How To Safeguard Your Interests In Online Stock Trading?
May 6th, 2008 by admin
Although some brokers may allow you to invest as little as three dollars to execute a trade, this kind of investment is suitable only for an academic interest. These small trades allow the investors to get a feel of the online stock trading. They allow them to understand the level of freedom and flexibility that online stock trading offers.
Online stock trading, like any other business, requires a sizeable investment to become a viable source of income, more so, if you want to make it a full time source of your livelihood.
Like every other business, stock trading has its own pitfalls which may land unwary investors into trouble. Ignorance cannot be made an excuse for losses and failures.
An informed and careful planning can minimize the losses and maximize the gains. Some of the salient points that you must understand before opening an account with any brokerage firm are:
1. There are hordes of online brokerage firms that offer attractive terms to lure the customers. Some brokerage firms offer lowest trade commissions, but over- charge you on other counts such as inactive account maintenance fees. Still others may insist upon very high minimum deposits.
If a brokerage firm offers lower charges on almost every account activity, try to search out the reasons for this type of all round munificence. Either there may be some trap, or, the offer may have really genuine reason.
Some brokerage firms have lower overhead charges which they distribute to their customers. For example, most brokerage firms receive their market data on rent from the data vendors like Reuters or Bloomberg. They, naturally, transfer the costs to their clients in form of higher commission charges and so on.
There may be other brokerage firms which have some agreement with the market data vendors and save by not having to pay rent for market data. This leads to huge savings to them and they transfer these savings to their customers by charging less fees and commissions.
These inside secrets cannot be found out by cursory search. You have to devote some time and energy to thoroughly search the website of each brokerage firm before opening your account and parting with your vital financial data.

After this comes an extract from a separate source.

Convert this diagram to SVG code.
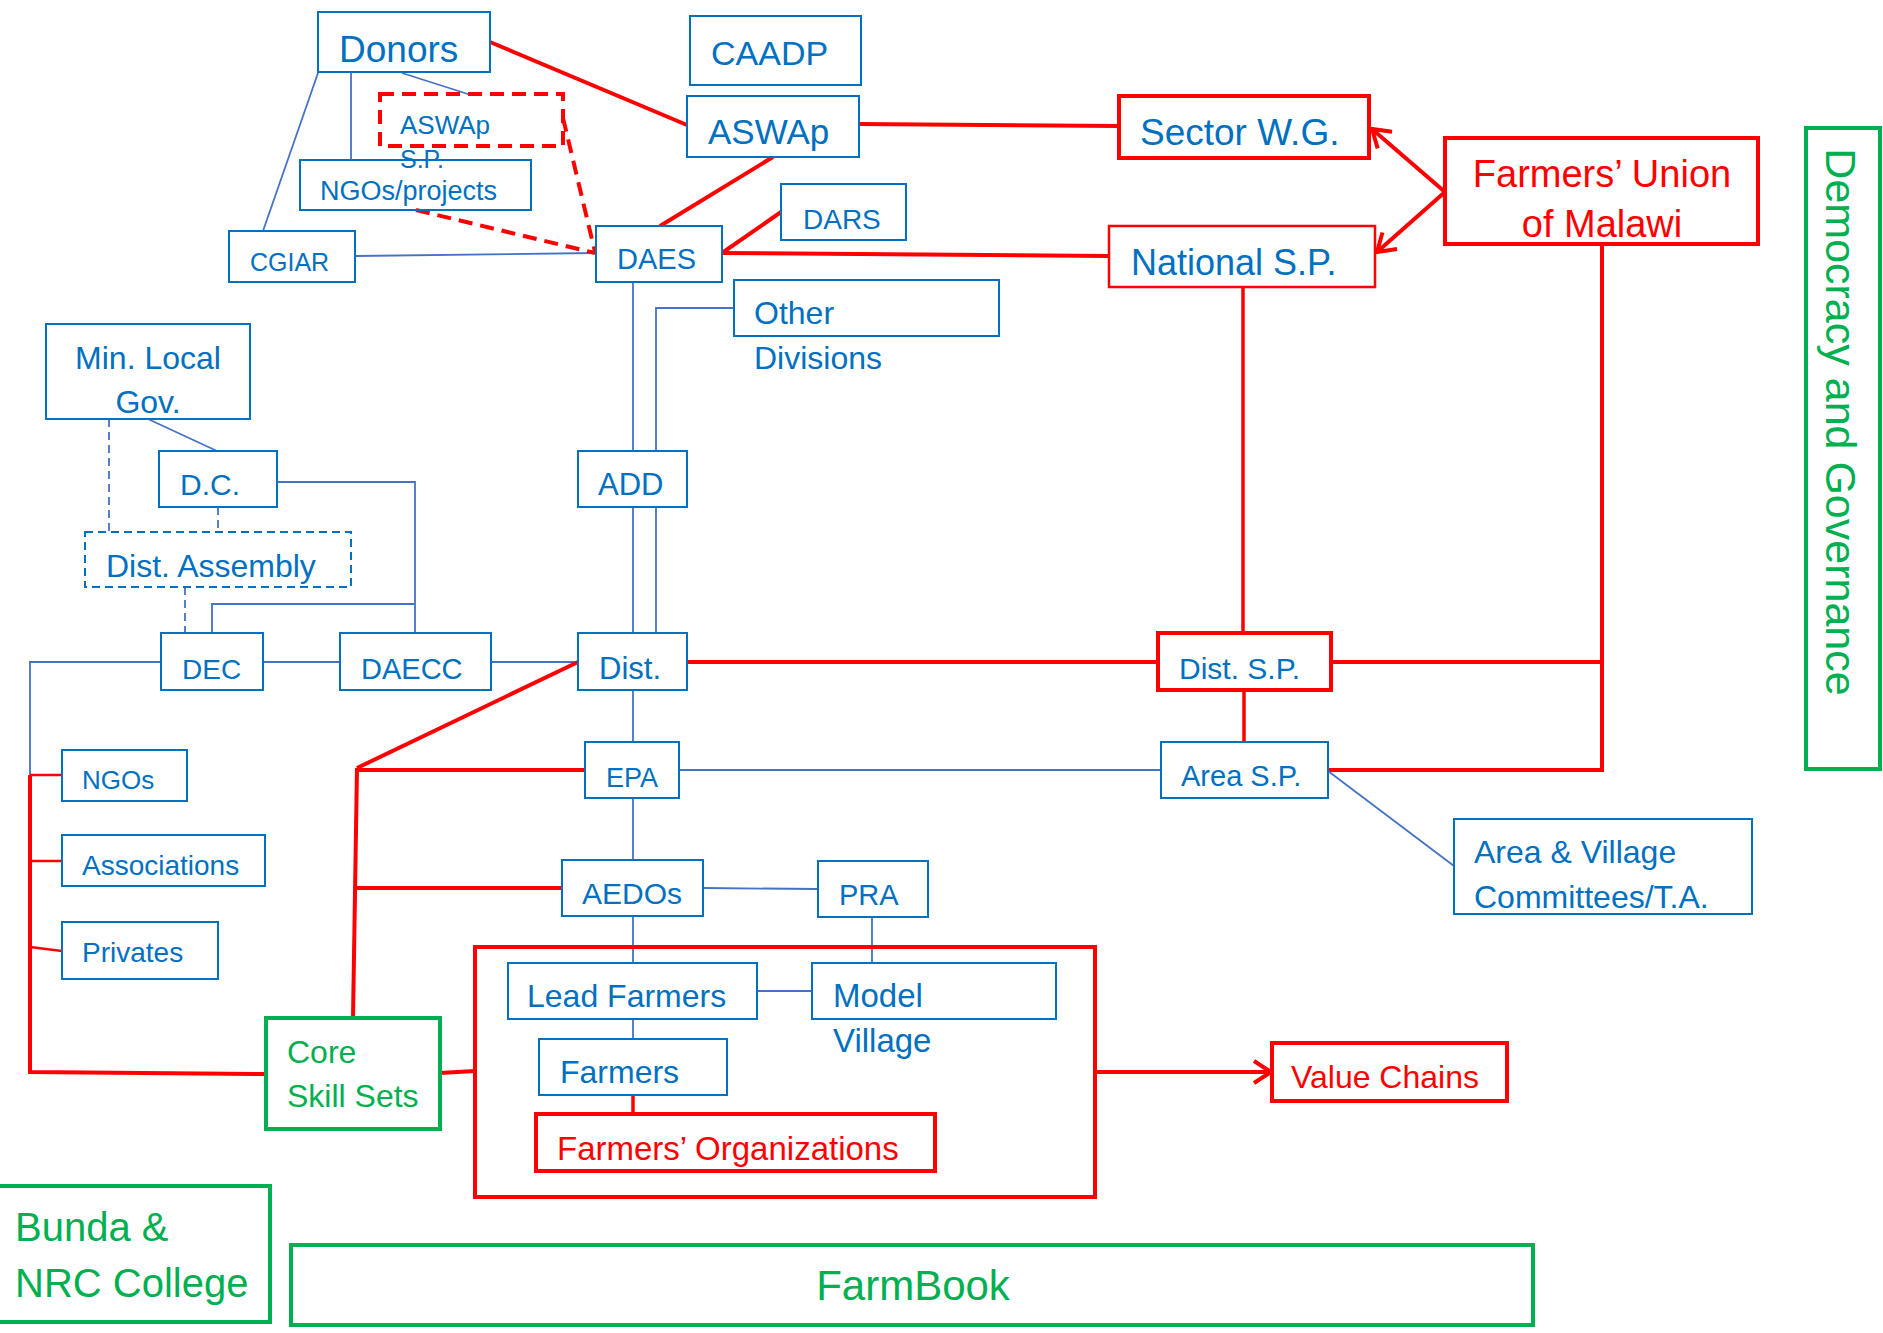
<svg xmlns="http://www.w3.org/2000/svg" width="1883" height="1333" viewBox="0 0 1883 1333">
<style>
text{font-family:"Liberation Sans",Arial,sans-serif}
.tb{fill:#0070C0}.tr{fill:#FF0000}.tg{fill:#00B050}
.bb{fill:#fff;stroke:#0070C0;stroke-width:2}
.bbd{fill:#fff;stroke:#0070C0;stroke-width:2;stroke-dasharray:8,5}
.br{fill:#fff;stroke:#FF0000;stroke-width:4}
.brm{fill:#fff;stroke:#FF0000;stroke-width:2.5}
.brd{fill:none;stroke:#FF0000;stroke-width:4;stroke-dasharray:14,8}
.bg{fill:#fff;stroke:#00B050;stroke-width:4}
.cb{stroke:#4472C4;stroke-width:1.8;fill:none}
.cbd{stroke:#4472C4;stroke-width:1.8;fill:none;stroke-dasharray:8,5}
.cr{stroke:#FF0000;stroke-width:4;fill:none}
.crm{stroke:#FF0000;stroke-width:3.5;fill:none}
.crt{stroke:#FF0000;stroke-width:2.5;fill:none}
.crd{stroke:#FF0000;stroke-width:4;fill:none;stroke-dasharray:14,8}
</style>
<defs>
<marker id="ar" markerUnits="userSpaceOnUse" markerWidth="24" markerHeight="26" refX="20" refY="13" orient="auto">
<path d="M3,2 L20,13 L3,24" fill="none" stroke="#FF0000" stroke-width="4"/>
</marker>
</defs>
<rect width="1883" height="1333" fill="#fff"/>

<g id="connectors">
<line class="cr" x1="490" y1="42" x2="687" y2="125"/>
<line class="cb" x1="402" y1="73" x2="471" y2="95"/>
<line class="cb" x1="351" y1="72" x2="351" y2="160"/>
<line class="cb" x1="318" y1="73" x2="263" y2="231"/>
<line class="cb" x1="355" y1="256" x2="596" y2="253"/>
<line class="crd" x1="563" y1="118" x2="595" y2="252"/>
<line class="crd" x1="416" y1="210" x2="595" y2="253"/>
<line class="cr" x1="773" y1="157" x2="660" y2="226"/>
<line class="cr" x1="722" y1="253" x2="781" y2="212"/>
<line class="cr" x1="722" y1="253" x2="1109" y2="256"/>
<line class="cr" x1="859" y1="124" x2="1119" y2="126"/>
<line class="cr" x1="1445" y1="192" x2="1372" y2="129" marker-end="url(#ar)"/>
<line class="cr" x1="1445" y1="192" x2="1377" y2="252" marker-end="url(#ar)"/>
<polyline class="cr" points="1602,244 1602,770 1328,770"/>
<line class="cr" x1="1331" y1="662" x2="1602" y2="662"/>
<line class="crm" x1="1243" y1="287" x2="1243" y2="633"/>
<line class="crm" x1="1244" y1="690" x2="1244" y2="742"/>
<line class="cr" x1="687" y1="662" x2="1158" y2="662"/>
<line class="cb" x1="679" y1="770" x2="1161" y2="770"/>
<line class="cb" x1="1328" y1="771" x2="1454" y2="866"/>
<line class="cb" x1="633" y1="282" x2="633" y2="451"/>
<polyline class="cb" points="734,308 656,308 656,451"/>
<line class="cb" x1="633" y1="507" x2="633" y2="633"/>
<line class="cb" x1="656" y1="507" x2="656" y2="633"/>
<line class="cb" x1="633" y1="690" x2="633" y2="742"/>
<line class="cb" x1="633" y1="798" x2="633" y2="860"/>
<line class="cb" x1="633" y1="916" x2="633" y2="963"/>
<line class="cb" x1="633" y1="1019" x2="633" y2="1039"/>
<line class="crm" x1="633" y1="1095" x2="633" y2="1114"/>
<line class="cb" x1="757" y1="991" x2="812" y2="991"/>
<line class="cb" x1="872" y1="917" x2="872" y2="963"/>
<line class="cb" x1="703" y1="888" x2="818" y2="889"/>
<line class="cb" x1="148" y1="419" x2="217" y2="451"/>
<line class="cbd" x1="109" y1="419" x2="109" y2="532"/>
<line class="cbd" x1="218" y1="507" x2="218" y2="532"/>
<line class="cbd" x1="185" y1="587" x2="185" y2="633"/>
<polyline class="cb" points="277,482 415,482 415,633"/>
<polyline class="cb" points="415,604 212,604 212,633"/>
<line class="cb" x1="263" y1="662" x2="340" y2="662"/>
<line class="cb" x1="491" y1="662" x2="578" y2="662"/>
<polyline class="cb" points="161,662 30,662 30,775"/>
<polyline class="cr" points="30,775 30,1072 266,1074"/>
<line class="crt" x1="30" y1="775" x2="62" y2="775"/>
<line class="crt" x1="30" y1="861" x2="62" y2="861"/>
<line class="crt" x1="30" y1="947" x2="62" y2="951"/>
<line class="cr" x1="578" y1="662" x2="357" y2="768"/>
<line class="cr" x1="357" y1="768" x2="353" y2="1018"/>
<line class="cr" x1="357" y1="770" x2="585" y2="770"/>
<line class="cr" x1="355" y1="888" x2="562" y2="888"/>
<line class="cr" x1="440" y1="1073" x2="475" y2="1071"/>
<line class="cr" x1="1095" y1="1072" x2="1271" y2="1072" marker-end="url(#ar)"/>
</g>

<g id="donors"><rect class="bb" x="318" y="12" width="172" height="60"/><text class="tb" x="339" y="62" font-size="37">Donors</text></g>
<g id="caadp"><rect class="bb" x="690" y="16" width="171" height="69"/><text class="tb" x="711" y="65" font-size="34">CAADP</text></g>
<g id="aswap"><rect class="bb" x="687" y="96" width="172" height="61"/><text class="tb" x="708" y="144" font-size="35">ASWAp</text></g>
<g id="aswap-sp"><rect class="brd" x="380" y="94" width="183" height="52"/><text class="tb" x="400" y="134" font-size="26">ASWAp</text><text class="tb" x="400" y="168" font-size="25">S.P.</text></g>
<g id="ngos-projects"><rect class="bb" x="300" y="160" width="231" height="50" fill-opacity="0"/><text class="tb" x="320" y="200" font-size="27">NGOs/projects</text></g>
<g id="cgiar"><rect class="bb" x="229" y="231" width="126" height="51"/><text class="tb" x="250" y="271" font-size="25">CGIAR</text></g>
<g id="daes"><rect class="bb" x="596" y="226" width="126" height="56"/><text class="tb" x="617" y="269" font-size="29">DAES</text></g>
<g id="dars"><rect class="bb" x="781" y="184" width="125" height="56"/><text class="tb" x="803" y="229" font-size="28">DARS</text></g>
<g id="sector-wg"><rect class="br" x="1119" y="96" width="250" height="62"/><text class="tb" x="1140" y="145" font-size="37">Sector W.G.</text></g>
<g id="national-sp"><rect class="brm" x="1109" y="226" width="266" height="61"/><text class="tb" x="1131" y="275" font-size="36">National S.P.</text></g>
<g id="fum"><rect class="br" x="1445" y="138" width="313" height="106"/><text class="tr" x="1602" y="187" font-size="38" text-anchor="middle">Farmers’ Union</text><text class="tr" x="1602" y="237" font-size="38" text-anchor="middle">of Malawi</text></g>
<g id="democracy"><rect class="bg" x="1806" y="128" width="74" height="641"/><text class="tg" transform="translate(1826,422) rotate(90)" font-size="43" text-anchor="middle">Democracy and Governance</text></g>
<g id="other-divisions"><rect class="bb" x="734" y="280" width="265" height="56"/><text class="tb" x="754" y="324" font-size="32">Other</text><text class="tb" x="754" y="369" font-size="32">Divisions</text></g>
<g id="min-local-gov"><rect class="bb" x="46" y="324" width="204" height="95"/><text class="tb" x="148" y="369" font-size="32" text-anchor="middle">Min. Local</text><text class="tb" x="148" y="413" font-size="32" text-anchor="middle">Gov.</text></g>
<g id="dc"><rect class="bb" x="159" y="451" width="118" height="56"/><text class="tb" x="180" y="495" font-size="30">D.C.</text></g>
<g id="add"><rect class="bb" x="578" y="451" width="109" height="56"/><text class="tb" x="598" y="495" font-size="31">ADD</text></g>
<g id="dist-assembly"><rect class="bbd" x="85" y="532" width="266" height="55"/><text class="tb" x="106" y="577" font-size="32">Dist. Assembly</text></g>
<g id="dec"><rect class="bb" x="161" y="633" width="102" height="57"/><text class="tb" x="182" y="679" font-size="28">DEC</text></g>
<g id="daecc"><rect class="bb" x="340" y="633" width="151" height="57"/><text class="tb" x="361" y="679" font-size="29">DAECC</text></g>
<g id="dist"><rect class="bb" x="578" y="633" width="109" height="57"/><text class="tb" x="599" y="679" font-size="31">Dist.</text></g>
<g id="dist-sp"><rect class="br" x="1158" y="633" width="173" height="57"/><text class="tb" x="1179" y="679" font-size="30">Dist. S.P.</text></g>
<g id="ngos"><rect class="bb" x="62" y="750" width="125" height="51"/><text class="tb" x="82" y="789" font-size="26">NGOs</text></g>
<g id="associations"><rect class="bb" x="62" y="835" width="203" height="51"/><text class="tb" x="82" y="875" font-size="28">Associations</text></g>
<g id="privates"><rect class="bb" x="62" y="922" width="156" height="57"/><text class="tb" x="82" y="962" font-size="28">Privates</text></g>
<g id="epa"><rect class="bb" x="585" y="742" width="94" height="56"/><text class="tb" x="606" y="787" font-size="27">EPA</text></g>
<g id="area-sp"><rect class="bb" x="1161" y="742" width="167" height="56"/><text class="tb" x="1181" y="786" font-size="29">Area S.P.</text></g>
<g id="area-village"><rect class="bb" x="1454" y="819" width="298" height="95"/><text class="tb" x="1474" y="863" font-size="32">Area &amp; Village</text><text class="tb" x="1474" y="908" font-size="32">Committees/T.A.</text></g>
<g id="aedos"><rect class="bb" x="562" y="860" width="141" height="56"/><text class="tb" x="582" y="904" font-size="30">AEDOs</text></g>
<g id="pra"><rect class="bb" x="818" y="861" width="110" height="56"/><text class="tb" x="839" y="905" font-size="29">PRA</text></g>
<g id="farmer-group"><rect class="br" x="475" y="947" width="620" height="250" fill-opacity="0"/></g>
<g id="lead-farmers"><rect class="bb" x="508" y="963" width="249" height="56"/><text class="tb" x="527" y="1007" font-size="32">Lead Farmers</text></g>
<g id="model-village"><rect class="bb" x="812" y="963" width="244" height="56"/><text class="tb" x="833" y="1007" font-size="33">Model</text><text class="tb" x="833" y="1052" font-size="33">Village</text></g>
<g id="farmers"><rect class="bb" x="539" y="1039" width="188" height="56"/><text class="tb" x="560" y="1083" font-size="32">Farmers</text></g>
<g id="farmers-orgs"><rect class="br" x="536" y="1114" width="399" height="57"/><text class="tr" x="557" y="1160" font-size="33">Farmers’ Organizations</text></g>
<g id="core-skill-sets"><rect class="bg" x="266" y="1018" width="174" height="111"/><text class="tg" x="287" y="1063" font-size="32">Core</text><text class="tg" x="287" y="1107" font-size="32">Skill Sets</text></g>
<g id="value-chains"><rect class="br" x="1272" y="1043" width="235" height="58"/><text class="tr" x="1291" y="1088" font-size="32">Value Chains</text></g>
<g id="bunda"><rect class="bg" x="-4" y="1186" width="274" height="136"/><text class="tg" x="15" y="1241" font-size="40">Bunda &amp;</text><text class="tg" x="15" y="1297" font-size="40">NRC College</text></g>
<g id="farmbook"><rect class="bg" x="291" y="1245" width="1242" height="80"/><text class="tg" x="913" y="1300" font-size="42" text-anchor="middle">FarmBook</text></g>
</svg>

2. You may have to abide by the terms and conditions laid down by your broker as well as NYSE and AMEX market data display services. For this you are required to check the appropriate boxes at the end of each agreement. You must read these terms and conditions carefully before checking the boxes. They are not mere formalities. Ignoring to understand them may lead you into problem at a later stage.
3. If you find it difficult to do the entire search by yourself, you can hire some investment advisor. You can save a lot of expenditure over the long time by making one time payment to your investment advisor.
4. ISP services that run the online trade sometimes break down. These technological glitches cause lots of trouble at crucial moments, more especially, when you are trying to place an order. The delay in execution may cause you losses in form of increase in the price of the stock if you have placed a buy order, or, in form of decrease in price if you have placed a sell order. You suffer both ways due to delay in execution of your order. You must talk to your brokerage firm to make sure that they accept the telephone instructions to buy and sell the stock in the event of any collapse occurring in the functioning of the ISP services.
5. If you want to trade on multiple stock exchanges, says, like NYSE and NASDAQ, you must ensure that your online broker has the technical capabilities to meet your needs.
6. Trading in online stocks is always fraught with risks. Be prudent in your investments. Do a thorough research and invest in the stocks of the well-managed companies. Unless you are a day trader, hold the shares for some time and do not sell them in panic if, sometimes, the price of your stock falls suddenly. Price fluctuation is a normal feature of stock trading. In all probability the price of your stock will rise over the time.
7. Develop the habit of investing regularly irrespective of the occasional slumps in the stock market. The other alternative is to reinvest your dividends in reinvestment plans.